» DATASET EXTRACT:
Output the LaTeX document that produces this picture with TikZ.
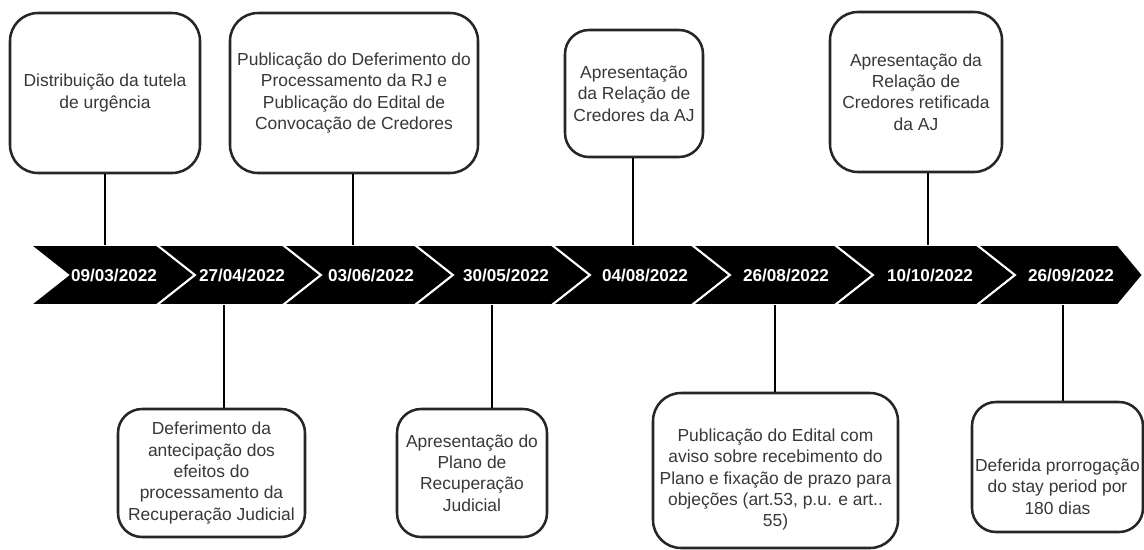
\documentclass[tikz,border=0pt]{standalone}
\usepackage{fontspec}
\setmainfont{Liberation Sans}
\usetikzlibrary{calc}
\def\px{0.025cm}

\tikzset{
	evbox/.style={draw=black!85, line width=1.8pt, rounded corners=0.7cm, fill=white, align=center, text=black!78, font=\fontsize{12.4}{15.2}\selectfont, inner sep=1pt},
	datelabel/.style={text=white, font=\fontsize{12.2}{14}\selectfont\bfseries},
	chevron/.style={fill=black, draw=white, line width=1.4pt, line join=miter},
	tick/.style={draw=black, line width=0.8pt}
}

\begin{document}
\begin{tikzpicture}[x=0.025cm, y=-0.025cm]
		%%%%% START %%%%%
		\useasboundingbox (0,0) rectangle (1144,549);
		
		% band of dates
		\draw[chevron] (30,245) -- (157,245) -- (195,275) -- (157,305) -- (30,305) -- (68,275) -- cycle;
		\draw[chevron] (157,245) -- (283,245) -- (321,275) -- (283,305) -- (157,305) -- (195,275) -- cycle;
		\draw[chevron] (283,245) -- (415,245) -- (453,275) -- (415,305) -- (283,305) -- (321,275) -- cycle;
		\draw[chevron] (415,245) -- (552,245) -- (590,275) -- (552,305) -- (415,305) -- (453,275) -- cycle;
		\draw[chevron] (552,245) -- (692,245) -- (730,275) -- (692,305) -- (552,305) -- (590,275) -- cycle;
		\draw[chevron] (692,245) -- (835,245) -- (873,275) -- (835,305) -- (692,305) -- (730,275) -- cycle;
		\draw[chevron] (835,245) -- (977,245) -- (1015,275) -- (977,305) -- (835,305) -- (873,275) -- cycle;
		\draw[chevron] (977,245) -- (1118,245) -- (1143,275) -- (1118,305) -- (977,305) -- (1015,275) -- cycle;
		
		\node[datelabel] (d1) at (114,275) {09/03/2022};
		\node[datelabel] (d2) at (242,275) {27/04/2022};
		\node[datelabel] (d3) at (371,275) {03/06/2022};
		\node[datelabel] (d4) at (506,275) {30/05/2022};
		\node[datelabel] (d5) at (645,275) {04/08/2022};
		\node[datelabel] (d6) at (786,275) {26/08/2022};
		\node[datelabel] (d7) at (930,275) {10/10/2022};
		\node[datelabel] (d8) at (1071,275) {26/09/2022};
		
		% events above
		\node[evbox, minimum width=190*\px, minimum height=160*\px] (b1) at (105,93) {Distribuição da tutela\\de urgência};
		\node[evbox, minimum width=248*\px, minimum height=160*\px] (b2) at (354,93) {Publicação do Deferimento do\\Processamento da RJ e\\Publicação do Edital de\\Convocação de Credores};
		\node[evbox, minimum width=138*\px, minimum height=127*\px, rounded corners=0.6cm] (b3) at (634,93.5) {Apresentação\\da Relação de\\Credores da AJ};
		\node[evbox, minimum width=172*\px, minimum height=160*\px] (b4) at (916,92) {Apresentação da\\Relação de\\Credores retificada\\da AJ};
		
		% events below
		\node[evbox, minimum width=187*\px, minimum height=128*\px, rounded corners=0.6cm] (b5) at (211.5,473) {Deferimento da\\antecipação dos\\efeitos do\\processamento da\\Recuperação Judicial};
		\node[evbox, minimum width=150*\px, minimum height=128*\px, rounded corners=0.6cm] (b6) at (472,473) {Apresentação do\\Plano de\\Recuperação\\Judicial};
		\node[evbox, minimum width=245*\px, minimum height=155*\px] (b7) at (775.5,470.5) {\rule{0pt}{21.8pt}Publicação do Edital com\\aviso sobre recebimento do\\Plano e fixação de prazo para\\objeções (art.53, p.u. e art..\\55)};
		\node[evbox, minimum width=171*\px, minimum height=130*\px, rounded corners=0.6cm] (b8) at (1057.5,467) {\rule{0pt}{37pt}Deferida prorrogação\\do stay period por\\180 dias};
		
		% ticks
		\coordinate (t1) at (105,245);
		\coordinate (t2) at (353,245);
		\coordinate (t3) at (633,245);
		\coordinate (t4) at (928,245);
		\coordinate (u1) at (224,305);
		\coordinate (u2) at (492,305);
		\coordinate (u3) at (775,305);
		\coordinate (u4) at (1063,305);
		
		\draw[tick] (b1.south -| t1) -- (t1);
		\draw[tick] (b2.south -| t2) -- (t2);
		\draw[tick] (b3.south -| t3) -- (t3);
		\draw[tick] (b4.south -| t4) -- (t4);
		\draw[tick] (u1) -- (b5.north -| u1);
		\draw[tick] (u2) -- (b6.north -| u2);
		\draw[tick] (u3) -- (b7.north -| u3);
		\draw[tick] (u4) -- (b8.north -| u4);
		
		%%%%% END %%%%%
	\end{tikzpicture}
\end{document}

» EXERCISE GOAL: Copy the material above in full and exactly, skipping pictures.

» ANSWER TO THE PROBLEM:
Output the LaTeX document that produces this picture with TikZ.
\documentclass[tikz,border=0pt]{standalone}
\usepackage{fontspec}
\setmainfont{Liberation Sans}
\usetikzlibrary{calc}
\def\px{0.025cm}

\tikzset{
	evbox/.style={draw=black!85, line width=1.8pt, rounded corners=0.7cm, fill=white, align=center, text=black!78, font=\fontsize{12.4}{15.2}\selectfont, inner sep=1pt},
	datelabel/.style={text=white, font=\fontsize{12.2}{14}\selectfont\bfseries},
	chevron/.style={fill=black, draw=white, line width=1.4pt, line join=miter},
	tick/.style={draw=black, line width=0.8pt}
}

\begin{document}
\begin{tikzpicture}[x=0.025cm, y=-0.025cm]
		%%%%% START %%%%%
		\useasboundingbox (0,0) rectangle (1144,549);
		
		% band of dates
		\draw[chevron] (30,245) -- (157,245) -- (195,275) -- (157,305) -- (30,305) -- (68,275) -- cycle;
		\draw[chevron] (157,245) -- (283,245) -- (321,275) -- (283,305) -- (157,305) -- (195,275) -- cycle;
		\draw[chevron] (283,245) -- (415,245) -- (453,275) -- (415,305) -- (283,305) -- (321,275) -- cycle;
		\draw[chevron] (415,245) -- (552,245) -- (590,275) -- (552,305) -- (415,305) -- (453,275) -- cycle;
		\draw[chevron] (552,245) -- (692,245) -- (730,275) -- (692,305) -- (552,305) -- (590,275) -- cycle;
		\draw[chevron] (692,245) -- (835,245) -- (873,275) -- (835,305) -- (692,305) -- (730,275) -- cycle;
		\draw[chevron] (835,245) -- (977,245) -- (1015,275) -- (977,305) -- (835,305) -- (873,275) -- cycle;
		\draw[chevron] (977,245) -- (1118,245) -- (1143,275) -- (1118,305) -- (977,305) -- (1015,275) -- cycle;
		
		\node[datelabel] (d1) at (114,275) {09/03/2022};
		\node[datelabel] (d2) at (242,275) {27/04/2022};
		\node[datelabel] (d3) at (371,275) {03/06/2022};
		\node[datelabel] (d4) at (506,275) {30/05/2022};
		\node[datelabel] (d5) at (645,275) {04/08/2022};
		\node[datelabel] (d6) at (786,275) {26/08/2022};
		\node[datelabel] (d7) at (930,275) {10/10/2022};
		\node[datelabel] (d8) at (1071,275) {26/09/2022};
		
		% events above
		\node[evbox, minimum width=190*\px, minimum height=160*\px] (b1) at (105,93) {Distribuição da tutela\\de urgência};
		\node[evbox, minimum width=248*\px, minimum height=160*\px] (b2) at (354,93) {Publicação do Deferimento do\\Processamento da RJ e\\Publicação do Edital de\\Convocação de Credores};
		\node[evbox, minimum width=138*\px, minimum height=127*\px, rounded corners=0.6cm] (b3) at (634,93.5) {Apresentação\\da Relação de\\Credores da AJ};
		\node[evbox, minimum width=172*\px, minimum height=160*\px] (b4) at (916,92) {Apresentação da\\Relação de\\Credores retificada\\da AJ};
		
		% events below
		\node[evbox, minimum width=187*\px, minimum height=128*\px, rounded corners=0.6cm] (b5) at (211.5,473) {Deferimento da\\antecipação dos\\efeitos do\\processamento da\\Recuperação Judicial};
		\node[evbox, minimum width=150*\px, minimum height=128*\px, rounded corners=0.6cm] (b6) at (472,473) {Apresentação do\\Plano de\\Recuperação\\Judicial};
		\node[evbox, minimum width=245*\px, minimum height=155*\px] (b7) at (775.5,470.5) {\rule{0pt}{21.8pt}Publicação do Edital com\\aviso sobre recebimento do\\Plano e fixação de prazo para\\objeções (art.53, p.u. e art..\\55)};
		\node[evbox, minimum width=171*\px, minimum height=130*\px, rounded corners=0.6cm] (b8) at (1057.5,467) {\rule{0pt}{37pt}Deferida prorrogação\\do stay period por\\180 dias};
		
		% ticks
		\coordinate (t1) at (105,245);
		\coordinate (t2) at (353,245);
		\coordinate (t3) at (633,245);
		\coordinate (t4) at (928,245);
		\coordinate (u1) at (224,305);
		\coordinate (u2) at (492,305);
		\coordinate (u3) at (775,305);
		\coordinate (u4) at (1063,305);
		
		\draw[tick] (b1.south -| t1) -- (t1);
		\draw[tick] (b2.south -| t2) -- (t2);
		\draw[tick] (b3.south -| t3) -- (t3);
		\draw[tick] (b4.south -| t4) -- (t4);
		\draw[tick] (u1) -- (b5.north -| u1);
		\draw[tick] (u2) -- (b6.north -| u2);
		\draw[tick] (u3) -- (b7.north -| u3);
		\draw[tick] (u4) -- (b8.north -| u4);
		
		%%%%% END %%%%%
	\end{tikzpicture}
\end{document}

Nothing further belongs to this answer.